While listening to my home teachers talk about the importance of teaching 'true doctrine.' My mind wandered to an alternative that I think we ought to use instead. Rather than evoking 'true doctrines,' I believe we should (along the lines of doing narrative theology) share important stories (or myths in the academic sense) and our personal beliefs about them. So instead of saying that something is a 'true doctrine' or is true in an absolutist sense, we should share the story behind that particular belief and explain why that story is important to us and why it is of value.

An example of doing this can be found in Elder Holland's general conference talk "None Were with Him." Instead of dogmatically stating that something was the case, Holland shares the story of Christ on the cross, and then begins to teach by saying, "it is my personal belief..." What Holland does is presents a story that is shared as important by saints, and then gives his perspective of why that story is important to him, which we may or may not accept based on our own personal interpretations.

I believe a model like this can be applied to many of the varying issues and teachings within Mormonism, such as the First Vision, the stories of the Book of Mormon, the Word of Wisdom, blacks and the priesthood, creation, polygamy, etc. By doing so we can find a common ground of foundational shared stories and still be open to varying interpretations of what those stories mean. For example, with the Garden of Eden myth, we can share the story of the garden and it's importance as a foundational myth, and yet still disagree about whether it should be taken literally, metaphorically, instructionally, or a combination of the three. If a person believes that she has the 'correct' view, it enables her to share it without assuming any arrogant epistemic privileging.
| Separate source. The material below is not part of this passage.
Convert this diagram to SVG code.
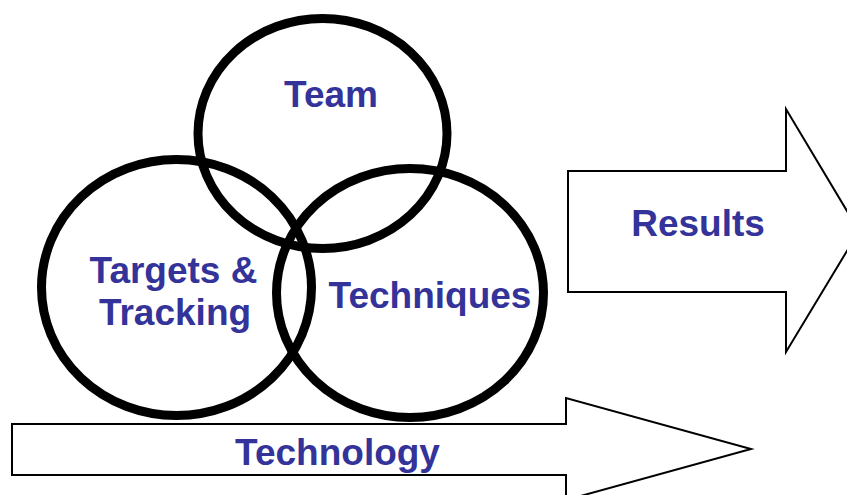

  1. Interesting. I like it.

    It made me think of this:

    "I never thought it was right to call up a man and try him because he erred in doctrine, it looks too much like Methodism and not Latter-day Saintism. Methodists have creeds which a man must believe or be kicked out of their church. I want the liberty of believing as I please, it feels so good not to be trammeled."

    -Joseph Smith

  2. Agreed, 100%. Story-telling, not preaching. Beliefs, not a code of do-or-don't.